Industrial and Auto Revenue Both Clear Prior Peaks in TI’s Q1 Print

The two numbers that moved Texas Instruments 11% in after-hours trading on April 30 were not headline revenue or gross margin—they were the segment figures showing industrial and automotive demand both above their prior peaks. That distinction separates a recovery from a rebound. Texas Instruments had a recovery. The after-hours tape agreed.

What Peak-Clearing Means for the Cycle

Industrial revenue grew low double digits sequentially in Q1. Automotive revenue grew high single digits. Both lines printed above their highest prior levels, not simply recovering toward them. When a cyclical industry clears its prior peak rather than approaching it, the probability of a secondary inventory correction decreases substantially. The demand signal is no longer noise—it is trend.

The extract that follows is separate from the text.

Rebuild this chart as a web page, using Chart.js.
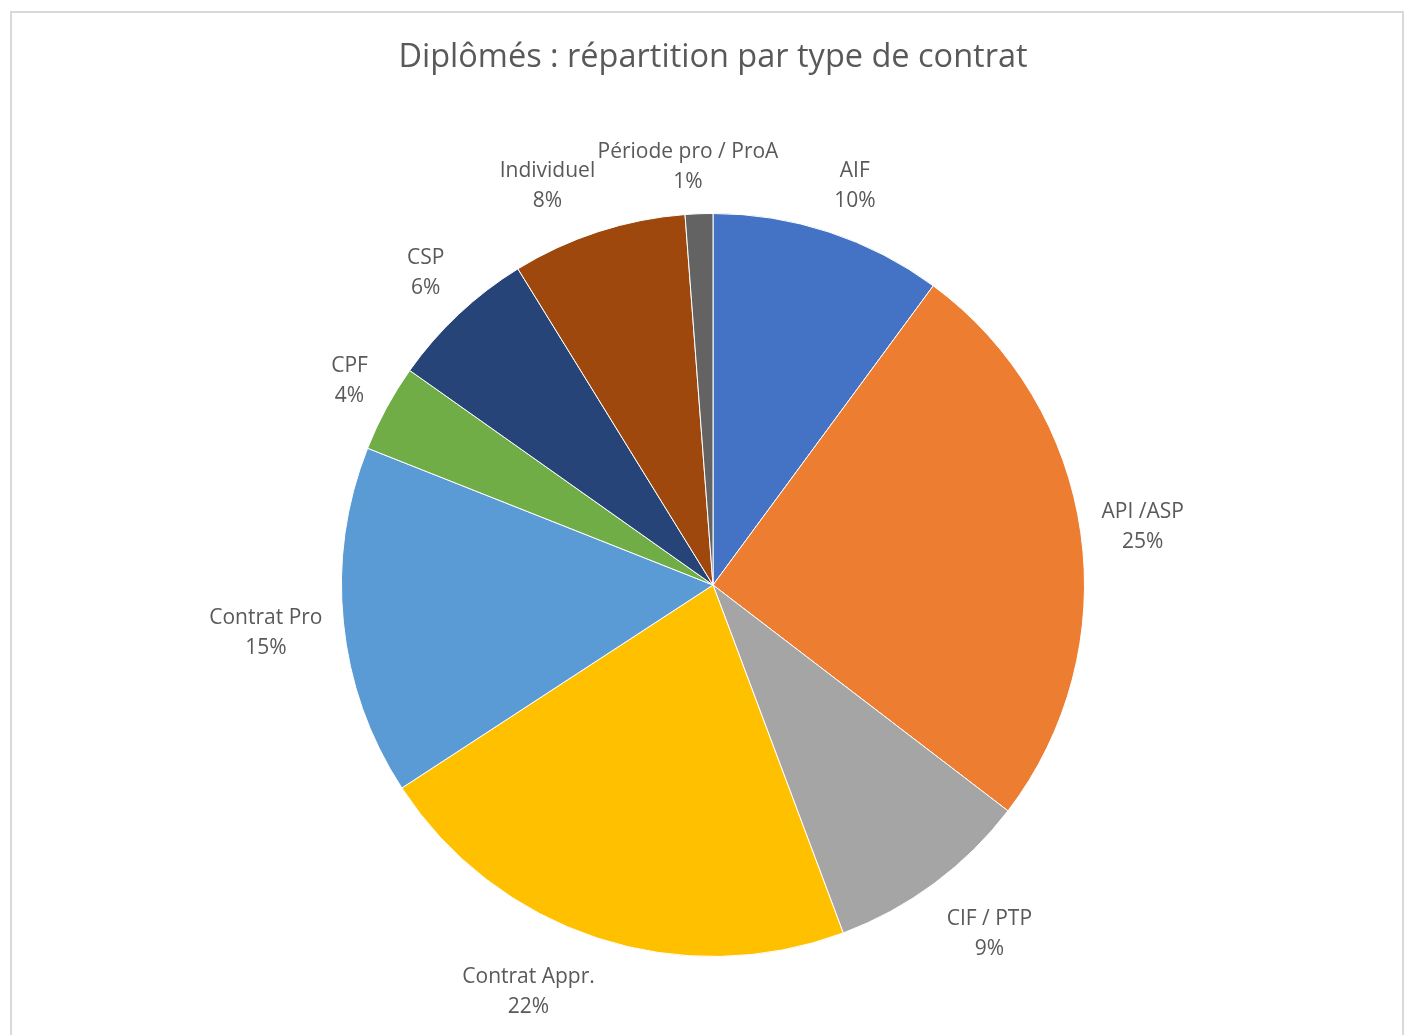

Three of TI’s analog competitors described the same end markets as still mired in destocking during their most recent calls. TI’s print either means TI is further through the correction than its peers (a sign of competitive strength) or its competitors will revise their characterizations when they report in the coming weeks. Either interpretation is constructive for the sector.

Distributor Inventory Normalized

Inventory days at TI’s distribution network cleared back into the long-run band during Q1—a development management has been guiding toward for two quarters. A normalized channel is the structural precondition for a sustainable revenue recovery. When channel inventory is elevated, reported sales can exceed actual end-market demand, inflating headline numbers and creating future correction risk. TI’s Q1 data argues that risk is behind the company, not in front of it.

Gross margin expanded nearly three points sequentially, reflecting higher fab utilization and favorable product mix. Free cash flow conversion tracked at the top of management’s guided range. The full-year capital expenditure figure held flat—management maintained the January guide, leaving room for free cash flow to improve as revenue scales into existing capacity.

Earnings Trajectory Through 2026

TI’s full-year guidance implies high single-digit revenue growth in the second half of 2026. If delivered, that growth trajectory pushes run-rate EPS above $9 per share by year-end, against trailing twelve-month EPS in the mid-$6 range. The normalization gap between those two figures is substantial and only partially priced into the after-hours market level.

The implied 2027 forward multiple at the after-hours price is approximately 18 times earnings—below TI’s 10-year average and below where the stock has traded at prior cyclical peaks. The re-rating that began April 30 is not complete. History suggests the multiple expands toward the long-run average as quarterly earnings confirm the recovery trajectory through 2026 and into 2027.

STMicro and ON Semiconductor report next week against a changed baseline. Consensus models assumed analog destocking persisted into Q2; TI’s data argues it did not. If the peers confirm TI’s read, the sector faces a broad positive estimate revision cycle. The setup heading into both reports is meaningfully more favorable than it appeared three weeks ago.